The candidate demonstrates professionalism by accessing professional organizations and publications to ensure practices are consistent with the National Association for the Education of Young Children (NAEYC) and Council for Exceptional Children/Division of Early Childhood (CEC/DEC) Codes of Ethics, applicable laws, policies, and regulations.
- Reflective Teaching:
The candidate, in collaboration with colleagues, regularly analyzes, evaluates, and synthesizes his/her teaching practice to make appropriate changes that more fully serve each and every infant and/or young child and their family.
- Guidance Strategies:
The candidate analyzes children’s behavior and effectively chooses strategies to maximize each child’s success in the learning community.

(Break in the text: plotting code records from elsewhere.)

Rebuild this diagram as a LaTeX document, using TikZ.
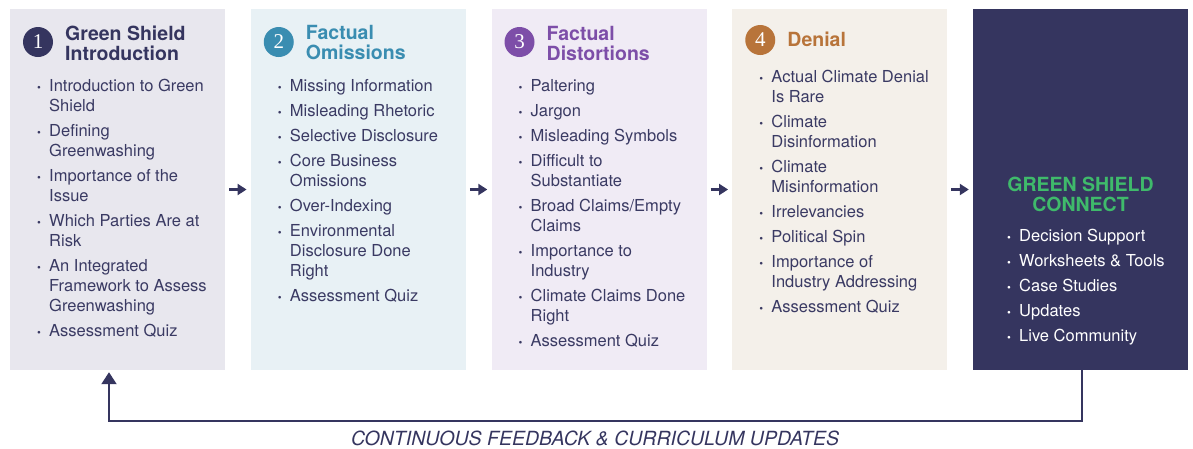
\documentclass[tikz,border=0pt]{standalone}
\usepackage{fontspec}
\setmainfont{TeX Gyre Heros}
\newfontfamily\numfont{Liberation Serif}
\definecolor{navy}{HTML}{35355F}
\definecolor{bodytext}{HTML}{3A3A63}
\definecolor{introfill}{HTML}{E8E7EE}
\definecolor{omitblue}{HTML}{3A8DB1}
\definecolor{omitfill}{HTML}{E8F1F5}
\definecolor{distpurple}{HTML}{7D4EA8}
\definecolor{distfill}{HTML}{F0EBF5}
\definecolor{denialbrown}{HTML}{B8743A}
\definecolor{denialfill}{HTML}{F4F0EA}
\definecolor{connectgreen}{HTML}{3FBA6B}
\usetikzlibrary{arrows.meta}
\newcommand{\bul}{\makebox[12pt][l]{\fontsize{11}{11}\selectfont\textbullet}}
\newcommand{\ind}{\hspace*{12pt}}

\begin{document}
\begin{tikzpicture}[x=1pt, y=-1pt,
	every node/.append style={inner sep=0pt},
	stagebox/.style={rectangle, minimum width=215pt, minimum height=361pt},
	badge/.style={circle, minimum size=30pt, text=white,
		font=\fontsize{21}{21}\numfont},
	title/.style={anchor=west, align=left,
		font=\fontsize{19.5}{20}\selectfont\bfseries},
	list/.style={anchor=north west, align=left, text=bodytext,
		font=\fontsize{16.5}{20}\selectfont},
	flow/.style={navy, line width=2.5pt, -{Triangle[length=9pt,width=11pt]}},
	back/.style={navy, line width=2pt, -{Triangle[length=12pt,width=15pt]}}]

	\useasboundingbox (0,0) rectangle (1193,448);

	% stage boxes
	\node[stagebox, fill=introfill] at (117.5, 189.5) (b1){};
	\node[stagebox, fill=omitfill] at (358.25, 189.5) (b2){};
	\node[stagebox, fill=distfill] at (599, 189.5) (b3){};
	\node[stagebox, fill=denialfill] at (839.75, 189.5) (b4){};
	\node[stagebox, fill=navy] at (1080.5, 189.5) (b5){};

	% numbers and titles
	\node[badge, fill=navy] at (38, 42) (n1){1};
	\node[title, text=navy] at (65, 43) (t1){Green Shield\\Introduction};
	\node[badge, fill=omitblue] at (278.75, 42) (n2){2};
	\node[title, text=omitblue] at (305.75, 43) (t2){Factual\\Omissions};
	\node[badge, fill=distpurple] at (519.5, 42) (n3){3};
	\node[title, text=distpurple] at (546.5, 43) (t3){Factual\\Distortions};
	\node[badge, fill=denialbrown] at (760.25, 40) (n4){4};
	\node[title, text=denialbrown] at (787.25, 39) (t4){Denial};
	\node[title, anchor=center, align=center, text=connectgreen] at (1080.5, 194) (t5){GREEN SHIELD\\CONNECT};

	% topics
	\node[list] at (37, 79) (l1){\bul Introduction to Green\\ \ind Shield\\[5pt]
		\bul Defining\\ \ind Greenwashing\\[5pt]
		\bul Importance of the\\ \ind Issue\\[5pt]
		\bul Which Parties Are at\\ \ind Risk\\[5pt]
		\bul An Integrated\\ \ind Framework to Assess\\ \ind Greenwashing\\[5pt]
		\bul Assessment Quiz};
	\node[list] at (277.75, 79) (l2){\bul Missing Information\\[5pt]
		\bul Misleading Rhetoric\\[5pt]
		\bul Selective Disclosure\\[5pt]
		\bul Core Business\\ \ind Omissions\\[5pt]
		\bul Over-Indexing\\[5pt]
		\bul Environmental\\ \ind Disclosure Done\\ \ind Right\\[5pt]
		\bul Assessment Quiz};
	\node[list] at (518.5, 79) (l3){\bul Paltering\\[5pt]
		\bul Jargon\\[5pt]
		\bul Misleading Symbols\\[5pt]
		\bul Difficult to\\ \ind Substantiate\\[5pt]
		\bul Broad Claims/Empty\\ \ind Claims\\[5pt]
		\bul Importance to\\ \ind Industry\\[5pt]
		\bul Climate Claims Done\\ \ind Right\\[5pt]
		\bul Assessment Quiz};
	\node[list] at (759.25, 70) (l4){\bul Actual Climate Denial\\ \ind Is Rare\\[5pt]
		\bul Climate\\ \ind Disinformation\\[5pt]
		\bul Climate\\ \ind Misinformation\\[5pt]
		\bul Irrelevancies\\[5pt]
		\bul Political Spin\\[5pt]
		\bul Importance of\\ \ind Industry Addressing\\[5pt]
		\bul Assessment Quiz};
	\node[list, text=white] at (1007, 229) (l5){\bul Decision Support\\[5pt]
		\bul Worksheets \& Tools\\[5pt]
		\bul Case Studies\\[5pt]
		\bul Updates\\[5pt]
		\bul Live Community};

	% arrows
	\draw[flow] ([xshift=4pt]b1.east) -- ([xshift=-4pt]b2.west);
	\draw[flow] ([xshift=4pt]b2.east) -- ([xshift=-4pt]b3.west);
	\draw[flow] ([xshift=4pt]b3.east) -- ([xshift=-4pt]b4.west);
	\draw[flow] ([xshift=4pt]b4.east) -- ([xshift=-4pt]b5.west);
	\draw[back] ([xshift=1.5pt]b5.south) -- ++(0, 51) -| ([xshift=-8.5pt, yshift=-2pt]b1.south);
	\node[text=navy, font=\fontsize{19.5}{20}\selectfont\itshape] at (595, 438) (fb){CONTINUOUS FEEDBACK \& CURRICULUM UPDATES};
\end{tikzpicture}
\end{document}
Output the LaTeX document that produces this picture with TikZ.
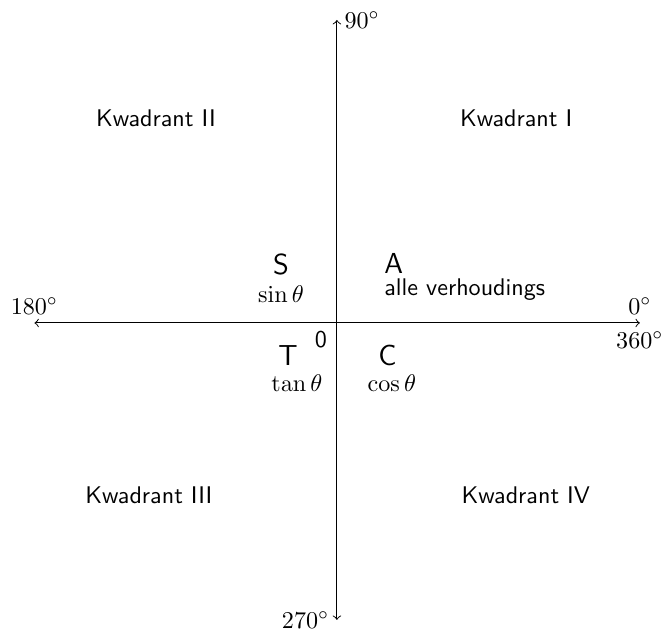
\documentclass[tikz,border=0pt]{standalone}
\usepackage{amsmath,amssymb}
\usepackage{tikz}
\usepackage{xcolor}

\begin{document}
\begin{tikzpicture}[x=1pt, y=1pt]
  \useasboundingbox (-139.8,-130.7) rectangle (134.9,134.0);
  \coordinate (xl) at (-125.5,0); \coordinate (xr) at (125.7,0); \coordinate (yt) at (0,125.7); \coordinate (yb) at (0,-123.2);
  \draw[<->] (xl) -- (xr); \draw[<->] (yb) -- (yt);
  \node[above] (d180) at (xl) {$180^\circ$}; \node[above] (d0) at (xr) {$0^\circ$}; \node[below] (d360) at (xr) {$360^\circ$};
  \node[right, inner sep=3pt] (d90) at (yt) {$90^\circ$}; \node[left, inner sep=3pt] (d270) at (yb) {$270^\circ$};
  \node (q1) at (74.4,85.1) {\sffamily Kwadrant I}; \node (q2) at (-75.1,85.1) {\sffamily Kwadrant II};
  \node (q3) at (-78.0,-71.4) {\sffamily Kwadrant III}; \node (q4) at (78.4,-71.4) {\sffamily Kwadrant IV};
  \node (s) at (-23.2,24.1) {\sffamily\large S}; \node (sin) at (-23.2,12.0) {$\sin\theta$};
  \node[anchor=west, inner sep=0pt] (a) at (19.5,24.6) {\sffamily\large A}; \node[anchor=west, inner sep=0pt] (alle) at (19.5,14.0) {\sffamily alle verhoudings};
  \node (t) at (-20.3,-13.4) {\sffamily\large T}; \node (tan) at (-16.6,-24.9) {$\tan\theta$};
  \node (c) at (21.0,-13.4) {\sffamily\large C}; \node (cos) at (22.8,-24.9) {$\cos\theta$};
  \node (o) at (-6.6,-7.1) {\sffamily 0};
\end{tikzpicture}
\end{document}
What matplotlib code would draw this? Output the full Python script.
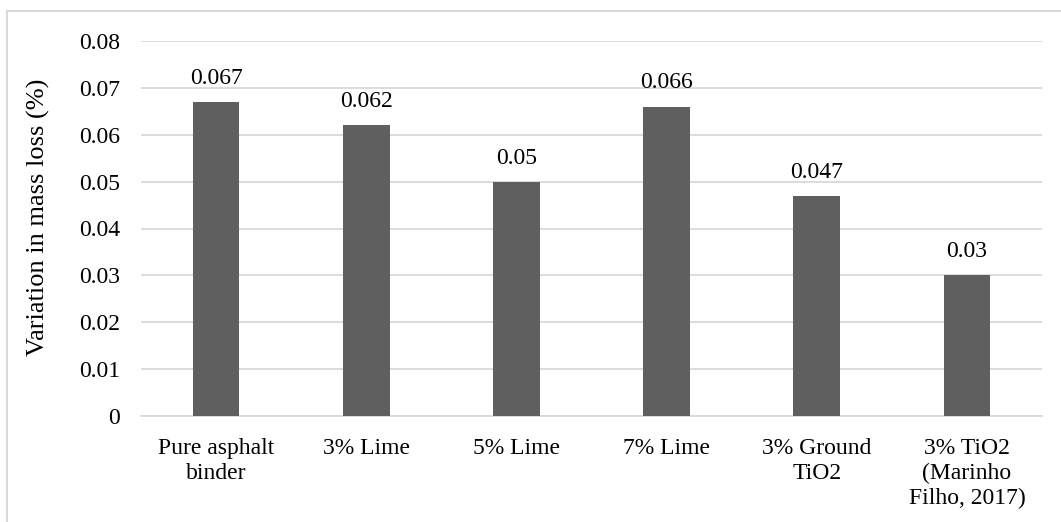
import matplotlib.pyplot as plt
from matplotlib.patches import Rectangle
import numpy as np

categories = ["Pure asphalt\nbinder", "3% Lime", "5% Lime", "7% Lime",
              "3% Ground\nTiO2", "3% TiO2\n(Marinho\nFilho, 2017)"]
values = [0.067, 0.062, 0.05, 0.066, 0.047, 0.03]
value_labels = ["0.067", "0.062", "0.05", "0.066", "0.047", "0.03"]
yticks = [0, 0.01, 0.02, 0.03, 0.04, 0.05, 0.06, 0.07, 0.08]
ytick_labels = ["0", "0.01", "0.02", "0.03", "0.04", "0.05", "0.06", "0.07", "0.08"]

plt.rcParams['font.family'] = ['Liberation Serif', 'DejaVu Serif']

W, H = 1061, 522
fig = plt.figure(figsize=(W / 100, H / 100), dpi=100)
# axes placed in pixel coords: left 141, right 1042, top 41, bottom 416
ax = fig.add_axes([141 / W, 1 - 416 / H, (1042 - 141) / W, (416 - 41) / H])

# outer frame (only top and left visible in reference)
fig.patches.append(Rectangle((6.5 / W, -0.1), 1.2, 1 - 11 / H + 0.1,
                             transform=fig.transFigure, fill=False,
                             edgecolor='#d9d9d9', linewidth=1.5))

x = np.arange(len(categories))
ax.bar(x, values, width=0.31, color='#5f5f5f', zorder=3)
for xi, v, lab in zip(x, values, value_labels):
    ax.text(xi, v + 0.0028, lab, ha='center', va='bottom', fontsize=17, color='#000000')

ax.set_xlim(-0.5, len(categories) - 0.5)
ax.set_ylim(0, 0.08)
ax.set_yticks(yticks)
ax.set_yticklabels(ytick_labels, fontsize=17)
ax.set_xticks(x)
ax.set_xticklabels(categories, fontsize=17, linespacing=1.22)
ax.tick_params(axis='x', length=0, pad=16)
ax.tick_params(axis='y', length=0, pad=15)
ax.yaxis.grid(True, color='#d9d9d9', linewidth=1.3, zorder=0)
for s in ['top', 'right', 'left']:
    ax.spines[s].set_visible(False)
ax.spines['bottom'].set_color('#d9d9d9')
ax.spines['bottom'].set_linewidth(1.3)
ax.set_ylabel("Variation in mass loss (%)", fontsize=19)
ax.yaxis.set_label_coords((50 - 141) / (1042 - 141), (416 - 217) / (416 - 41))

fig.savefig("out.png", dpi=100)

- Organization & Compliance:
The candidate develops, implements, and monitors Individual Family Service Plans (IFSPs), Individual Educational Programs (IEPs), and 504 Plans in collaboration with families, as well as multi-disciplinary and multi-agency teams, to provide the services and supports necessary for the optimal growth of children with diverse abilities.
Core Abilities Outcomes
Critical, Creative, and Reflective Thinking
Graduates will evaluate, analyze, and synthesize information and ideas in order to construct informed, meaningful, and justifiable conclusions.
Graduates will be able to critically examine the relationship between self, community, and/or environments, and to evaluate and articulate potential impacts and consequences of choices, actions, and contributions for the creation of sustainable systems.
Graduates will be able to seek, find, evaluate and use information and employ information technology to engage in lifelong learning.
Graduates will be able to exchange messages in a variety of contexts using multiple methods.
Graduates will demonstrate knowledge of diverse ideas, cultures, and experiences, and develop the ability to examine their own attitudes and assumptions in order to understand and work with others who differ from themselves.